NOW we come to the crux of the practical aspect: What should we do in order to translate all this lovely stuff into enforceable rights and duties in a place like South Africa where no Islamic tribunal operates?

“We have no Islamic court and we live in a majority non-Muslim country”, is that not the litany we are daily fed?

The answer is simple:

  1. Drafting and utilizing contracts of nikāh which can be personalized by the inclusion of some self-protecting conditions endorsed by the sharī`ah. This, in itself, is a fascinating subject which demands a comprehensive treatment in its own right.
  2. All nikāh contracts are capable of including a standard clause to the effect that whatever dispute arises out of them would be arbitrated in terms of the sharī`ah, by a Muslim decision-maker, under the Arbitration Act of South Africa 42 of 1965.

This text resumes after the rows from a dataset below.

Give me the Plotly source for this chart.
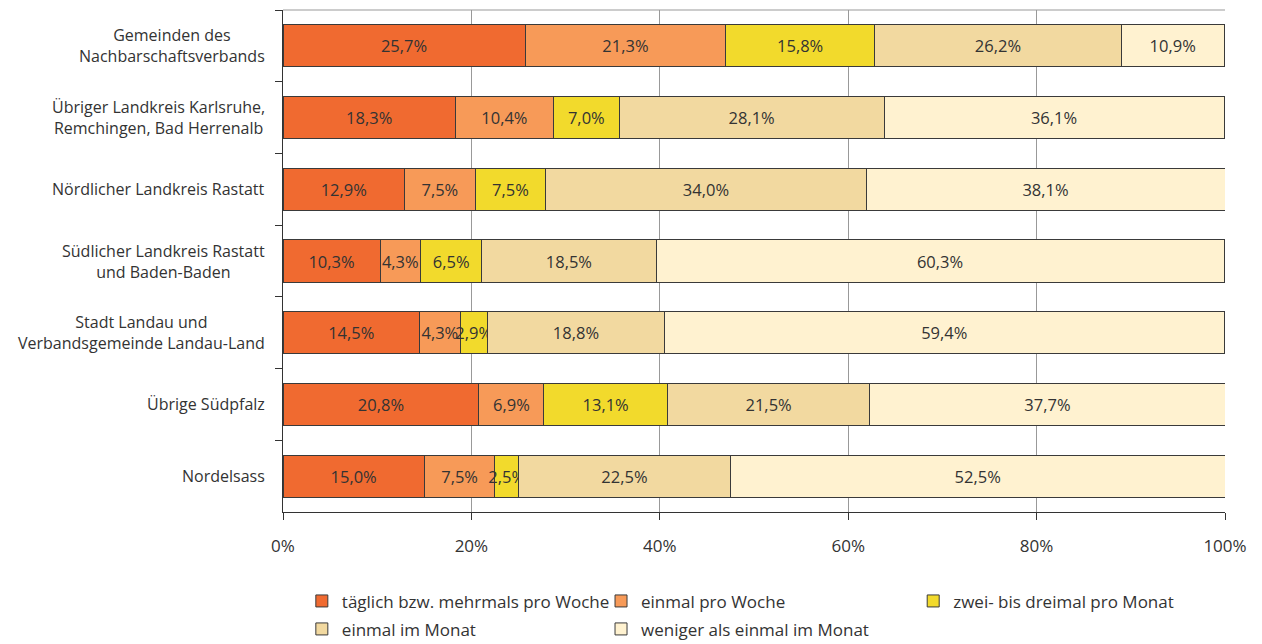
import plotly.graph_objects as go

categories = [
    "Gemeinden des<br>Nachbarschaftsverbands",
    "Übriger Landkreis Karlsruhe,<br>Remchingen, Bad Herrenalb",
    "Nördlicher Landkreis Rastatt",
    "Südlicher Landkreis Rastatt<br>und Baden-Baden",
    "Stadt Landau und<br>Verbandsgemeinde Landau-Land",
    "Übrige Südpfalz",
    "Nordelsass",
]

series_names = [
    "täglich bzw. mehrmals pro Woche",
    "einmal pro Woche",
    "zwei- bis dreimal pro Monat",
    "einmal im Monat",
    "weniger als einmal im Monat",
]

taeglich = [25.7, 18.3, 12.9, 10.3, 14.5, 20.8, 15.0]
einmal_woche = [21.3, 10.4, 7.5, 4.3, 4.3, 6.9, 7.5]
zwei_drei = [15.8, 7.0, 7.5, 6.5, 2.9, 13.1, 2.5]
einmal_monat = [26.2, 28.1, 34.0, 18.5, 18.8, 21.5, 22.5]
weniger = [10.9, 36.1, 38.1, 60.3, 59.4, 37.7, 52.5]

tick_vals = [0, 20, 40, 60, 80, 100]
tick_text = ["0%", "20%", "40%", "60%", "80%", "100%"]

series_values = [taeglich, einmal_woche, zwei_drei, einmal_monat, weniger]
colors = ["#F06A30", "#F79A58", "#F2DA2C", "#F2D9A0", "#FFF2D0"]
legend_ids = ["legend", "legend2", "legend3", "legend4", "legend5"]

FONT = "Open Sans"
TXT = "#333333"

fig = go.Figure()
for name, vals, col, lg in zip(series_names, series_values, colors, legend_ids):
    fig.add_trace(go.Bar(
        y=categories, x=vals, name=name, orientation="h",
        marker=dict(color=col, line=dict(color="#3a3a3a", width=1)),
        texttemplate="%{x:.1f}%", textposition="inside",
        insidetextanchor="middle", textangle=0,
        textfont=dict(family=FONT, size=16.5, color=TXT),
        constraintext="none",
        legend=lg,
        hoverinfo="skip",
    ))

# category labels as centred multi-line annotations
for c in categories:
    fig.add_annotation(
        x=0, xref="paper", y=c, yref="y", text=c, showarrow=False,
        xanchor="right", xshift=-16, align="center",
        font=dict(family=FONT, size=16, color=TXT),
    )

fig.add_shape(type="line", xref="paper", yref="paper", x0=0, x1=1, y0=1, y1=1,
              line=dict(color="#999999", width=1))

legend_common = dict(
    orientation="v", yanchor="top", xanchor="left",
    font=dict(family=FONT, size=17, color=TXT),
    bgcolor="rgba(0,0,0,0)", itemwidth=30,
    xref="paper", yref="container",
)

R1, R2 = 0.0953, 0.0513
C1, C2, C3 = 0.020, 0.3376, 0.669
fig.update_layout(
    width=1254, height=636,
    margin=dict(l=275, r=37, t=2, b=132, autoexpand=False),
    paper_bgcolor="white", plot_bgcolor="white",
    barmode="stack", bargap=0.414,
    separators=",.",
    showlegend=True,
    uniformtext=dict(minsize=16.5, mode="show"),
    legend=dict(x=C1, y=R1, **legend_common),
    legend2=dict(x=C2, y=R1, **legend_common),
    legend3=dict(x=C3, y=R1, **legend_common),
    legend4=dict(x=C1, y=R2, **legend_common),
    legend5=dict(x=C2, y=R2, **legend_common),
    xaxis=dict(
        range=[0, 100], tickmode="array", tickvals=tick_vals, ticktext=tick_text,
        showgrid=True, gridcolor="#999999", gridwidth=1,
        showline=True, linecolor="#333333", linewidth=1,
        ticks="outside", ticklen=7, tickcolor="#333333",
        ticklabelstandoff=12,
        tickfont=dict(family=FONT, size=17, color=TXT),
        zeroline=False, fixedrange=True,
    ),
    yaxis=dict(
        autorange="reversed", showticklabels=False,
        showline=True, linecolor="#333333", linewidth=1,
        ticks="outside", ticklen=7, tickcolor="#333333",
        tickson="boundaries", showgrid=False, fixedrange=True,
    ),
)

fig.write_html("out.html")
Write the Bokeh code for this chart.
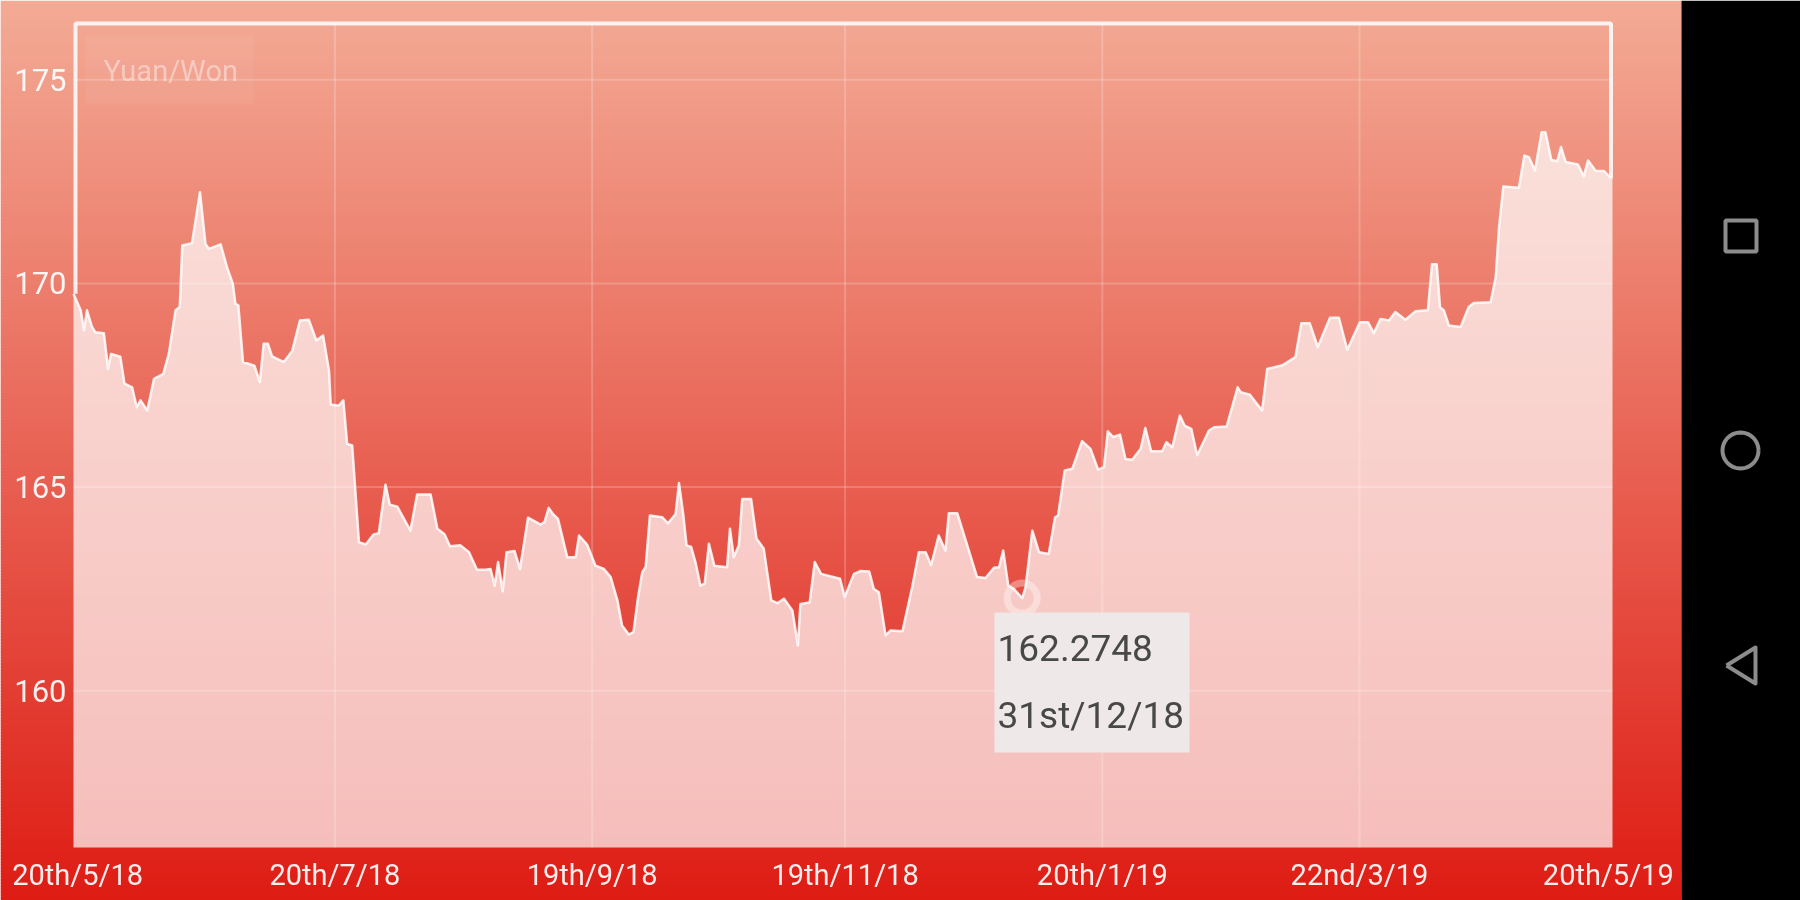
import math
from bokeh.plotting import figure
from bokeh.embed import file_html
from bokeh.resources import INLINE
from bokeh.models import Range1d, FixedTicker

days_a = [0,1.7,2.5,3.2,4.4,5.2,7.2,8.2,8.9,11.1,12.1,13.9,15,15.9,17.5,19.1,21.3,22.6,24.2,25.2,25.8,28.1,30,31.3,32.1,34.9,36.4,37.8,38.4,39.1,40.2,42.9,44.2,45.1,46.1,47.1,49.9,51.9,53.7,55.8,57.6,59.2,60.6]
rate_a = [169.75,169.34,168.85,169.34,168.93,168.80,168.78,167.90,168.27,168.20,167.54,167.45,166.96,167.13,166.88,167.66,167.78,168.27,169.34,169.42,170.93,170.99,172.24,170.97,170.85,170.96,170.40,169.99,169.50,169.46,168.07,167.98,167.58,168.52,168.52,168.21,168.07,168.35,169.09,169.11,168.60,168.72,167.86]
days_b = [61,62.9,64,64.9,66.1,67.7,69.3,71.2,72.4,74,75,76.8,79.9,81.5,84.7,86.3,88,89.3,91.8,93.8,95.7,97.7,98.9,99.9,100.7,101.8,102.7,104.6,105.9,107.8,110.8,111.7,112.7,113.7,114.9,117.1,119.1,119.9]
rate_b = [167.03,167.00,167.13,166.06,166.02,163.65,163.59,163.84,163.87,165.06,164.57,164.52,163.93,164.82,164.82,163.98,163.84,163.55,163.57,163.40,162.97,162.97,162.99,162.58,163.16,162.44,163.40,163.43,162.99,164.25,164.08,164.14,164.49,164.34,164.22,163.28,163.28,163.81]
days_c = [121.8,123.8,125.8,127.4,129,130.1,131.7,132.8,133.9,134.9,135.7,136.7,139.6,141,142.8,143.6,144.6,145.4,146.5,147.5,148.7,149.7,150.7,152,155,155.7,156.6,157.8,158.6,160.7,162,163.7,165.5,166.9,168.5,170.5,171.8,172.4,174.6,175.8,177.3,181.8]
rate_c = [163.59,163.07,162.99,162.79,162.22,161.60,161.38,161.44,162.30,162.91,163.04,164.30,164.26,164.11,164.34,165.10,164.34,163.57,163.53,163.16,162.58,162.63,163.61,163.07,163.03,163.98,163.28,163.57,164.71,164.71,163.73,163.49,162.22,162.15,162.26,161.97,161.11,162.13,162.17,163.16,162.87,162.75]
days_d = [182.9,185.1,186.7,188.7,189.8,191,192.6,193.8,196.6,198.9,200.5,202.1,203.4,205.2,206.8,207.6,209.6,211.6,214.3,216.3,218.3,219.5,220.5,221.7,223,225,225.8,227.4,229,231.3,232.8,233.5,235.1,236.9,239.2,241.2,243]
rate_d = [162.30,162.87,162.94,162.93,162.50,162.42,161.36,161.48,161.46,162.54,163.40,163.40,163.08,163.81,163.44,164.36,164.36,163.69,162.79,162.77,163.02,163.03,163.44,162.58,162.50,162.2748,162.54,163.93,163.40,163.36,164.26,164.30,165.41,165.45,166.13,165.94,165.43]
days_e = [244.4,245.3,246.6,248.2,249.5,251.1,253.1,254.2,255.6,258.2,259.2,260.6,262.4,263.5,265.1,266.5,269.3,270.5,273.5,276.1,276.8,279,281.9,283.1,286.7,289.8,291.2,293.2,295.1,298,300.1]
rate_e = [165.49,166.37,166.23,166.29,165.69,165.67,165.94,166.45,165.88,165.88,166.10,165.98,166.76,166.51,166.43,165.78,166.39,166.47,166.49,167.45,167.33,167.27,166.88,167.90,167.99,168.19,169.02,169.02,168.44,169.16,169.16]
days_f = [302.1,305.1,307,308.4,310,312,313.5,315.9,318.3,321.2,322.2,323.3,324.1,325,326.2,329,330.9,332.1,336.1,337.3,338.1,339.1,342.8,344.1,345.2,346.6,348.2,349.1,350.5,351.9,352.8,353.9,356.8,358.2,359.2,361,363,364.4,365]
rate_f = [168.37,169.05,169.05,168.78,169.13,169.09,169.30,169.11,169.32,169.34,170.47,170.47,169.42,169.34,168.97,168.93,169.42,169.52,169.54,170.15,171.38,172.38,172.35,173.14,173.10,172.77,173.71,173.71,173.03,173.00,173.35,172.98,172.92,172.63,173.02,172.77,172.76,172.61,172.60]

x_tick_days = [1, 62, 123, 183, 244, 305, 364]
x_tick_labels = ["20th/5/18", "20th/7/18", "19th/9/18", "19th/11/18", "20th/1/19", "22nd/3/19", "20th/5/19"]
y_ticks = [160, 165, 170, 175]
series_name = "Yuan/Won"
picked_day = 225
picked_value = 162.2748
picked_date = "31st/12/18"

days = days_a + days_b + days_c + days_d + days_e + days_f
rate = rate_a + rate_b + rate_c + rate_d + rate_e + rate_f
assert len(days) == len(rate)

W, H = 1800, 900
L, R, T, B = 73, 1612, 23, 847
PX_PER_DAY = (R - L) / 365
PX_PER_UNIT = 40.73
Y175 = 79.3


def dx(px):
    return (px - L) / PX_PER_DAY


def dy(py):
    return 175 - (py - Y175) / PX_PER_UNIT


# the frame fills the whole canvas: the axes sit at fixed places inside it
p = figure(width=W, height=H, output_backend="svg", toolbar_location=None,
           x_range=Range1d(dx(0), dx(W)), y_range=Range1d(dy(H), dy(0)),
           min_border=0)
p.styles = {"position": "fixed", "left": "0px", "top": "0px"}
p.background_fill_color = None
p.border_fill_color = None
p.outline_line_color = None
p.grid.visible = False

# vertical background gradient
c0, c1 = (243, 171, 150), (222, 28, 20)
g_left, g_right, g_top, g_bottom, g_color = [], [], [], [], []
for yy in range(0, H, 3):
    t = (yy + 1.5) / H
    col = tuple(round(a + (b - a) * t) for a, b in zip(c0, c1))
    g_left.append(dx(0)); g_right.append(dx(1681))
    g_top.append(dy(yy)); g_bottom.append(dy(yy + 4))
    g_color.append("#%02x%02x%02x" % col)
p.quad(left=g_left, right=g_right, top=g_top, bottom=g_bottom, fill_color=g_color, line_color=None, level="image")

# device navigation bar
p.quad(left=[dx(1681)], right=[dx(W)], top=[dy(0)], bottom=[dy(H)], fill_color="black", line_color=None, level="image")
GREY = "#8c8c8c"
p.quad(left=[dx(1725)], right=[dx(1756)], top=[dy(220)], bottom=[dy(251)], fill_color=None, line_color=GREY, line_width=4)
theta = [2 * math.pi * i / 48 for i in range(49)]
p.line([dx(1740 + 18 * math.cos(a)) for a in theta], [dy(450 + 18 * math.sin(a)) for a in theta], line_color=GREY, line_width=4)
p.line([dx(1726), dx(1755), dx(1755), dx(1726)], [dy(665), dy(647), dy(683), dy(665)], line_color=GREY, line_width=4, line_join="round")

# gridlines, kept inside the chart
GRID = dict(line_color="white", line_alpha=0.2, line_width=2)
inner = x_tick_days[1:-1]
p.segment(x0=inner, x1=inner, y0=[dy(B)] * len(inner), y1=[dy(T)] * len(inner), **GRID)
p.segment(x0=[0] * len(y_ticks), x1=[365] * len(y_ticks), y0=y_ticks, y1=y_ticks, **GRID)

p.xaxis.ticker = FixedTicker(ticks=x_tick_days)
p.xaxis.major_label_overrides = dict(zip(x_tick_days, x_tick_labels))
p.xaxis.fixed_location = dy(B)
p.yaxis.ticker = FixedTicker(ticks=y_ticks)
p.yaxis.fixed_location = 0
for ax, standoff, size in ((p.xaxis, 10, "29px"), (p.yaxis, 7, "31px")):
    ax.axis_line_color = None
    ax.major_tick_line_color = None
    ax.minor_tick_line_color = None
    ax.major_tick_out = 0
    ax.major_label_text_color = "white"
    ax.major_label_text_alpha = 0.92
    ax.major_label_text_font = "Roboto"
    ax.major_label_text_font_size = size
    ax.major_label_standoff = standoff

base = [dy(B)] * len(days)
p.varea(x=days, y1=base, y2=rate, fill_color="white", fill_alpha=0.7)
p.line(x=days, y=rate, line_color="white", line_alpha=0.85, line_width=2.5, line_join="round")
p.scatter(x=[picked_day], y=[picked_value], size=30, marker="circle", fill_color=None,
          line_color="white", line_alpha=0.35, line_width=7)

# chart border: only its part above the filled area shows in the reference
p.line([dx(75), dx(75), dx(1610.5), dx(1610.5)], [rate[0], dy(23), dy(23), rate[-1]],
       line_color="white", line_alpha=0.85, line_width=4)

# series name
p.quad(left=[dx(85)], right=[dx(253)], top=[dy(35)], bottom=[dy(103)], fill_color="white", fill_alpha=0.05, line_color=None)
p.text(x=[dx(103)], y=[dy(70)], text=[series_name], text_color="white", text_alpha=0.42,
       text_font={"value": "Roboto"}, text_font_size="29px", text_baseline="middle")

# tooltip
p.quad(left=[dx(994)], right=[dx(1189)], top=[dy(612)], bottom=[dy(752)], fill_color="#efe8e8", line_color=None)
p.text(x=[dx(997), dx(997)], y=[dy(647), dy(715)], text=[f"{picked_value:.4f}", picked_date], text_color="#484848",
       text_font={"value": "Roboto"}, text_font_size="37px", text_baseline="middle")

open("out.html", "w").write(file_html(p, INLINE))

Some lawyers might rush to tell you that the said enactment does not apply to disputes involving a possible change of legal status (divorce, insolvency, attaining  majority, interdiction of prodigals from disposing of their properties, a declaration of lunacy, etc). The truth, however, is that there is a bar to arbitration only in respect of claims about “legally recognized marriages”. In general, the bar only applies to the alteration of a legal status which takes effect in terms of the secular law. It has no application in the distinguishable context of an Islamically contracted nikāh, which is unrecognized by the secular legal system. For them, it simply does not exist. If it does not exist, it follows that it cannot give rise to the acquisition or subsequent modification of any legal status, including the status of being married in the eyes of the law (as opposed to the Law). One cannot thus contemplate a dispute on changing any such status which the seculars might appropriate for themselves and reserve for the process of adjudication in their courts, as opposed to independent and even ad hoc Muslim arbitrators.

 

To come back to our opening “stanza”, it is therefore untrue that wives reeling under the effects of marital harm are divested of remedies in Islam, that they can concretely enjoy some (even though they might run contrary to the Dīn) only if they “register a normal court marriage”, or that they stand in need of some aberrant “Muslim Family Law” statute passed by a non-Muslim legislature.

The only thing which stands in the way of our reactivation of the fiqh is the meagre extent of our eagerness to live-out Islam.

There is no strength or power save in and by Allah.

 



[1] Note should be taken of the fact that the husband taking another wife is no recognized ground in Islam for launching a claim of actionable harm. The woman is entitled to legal relief only if she explicitly included a clause in her marriage contract granting her right to separate from her husband in that event.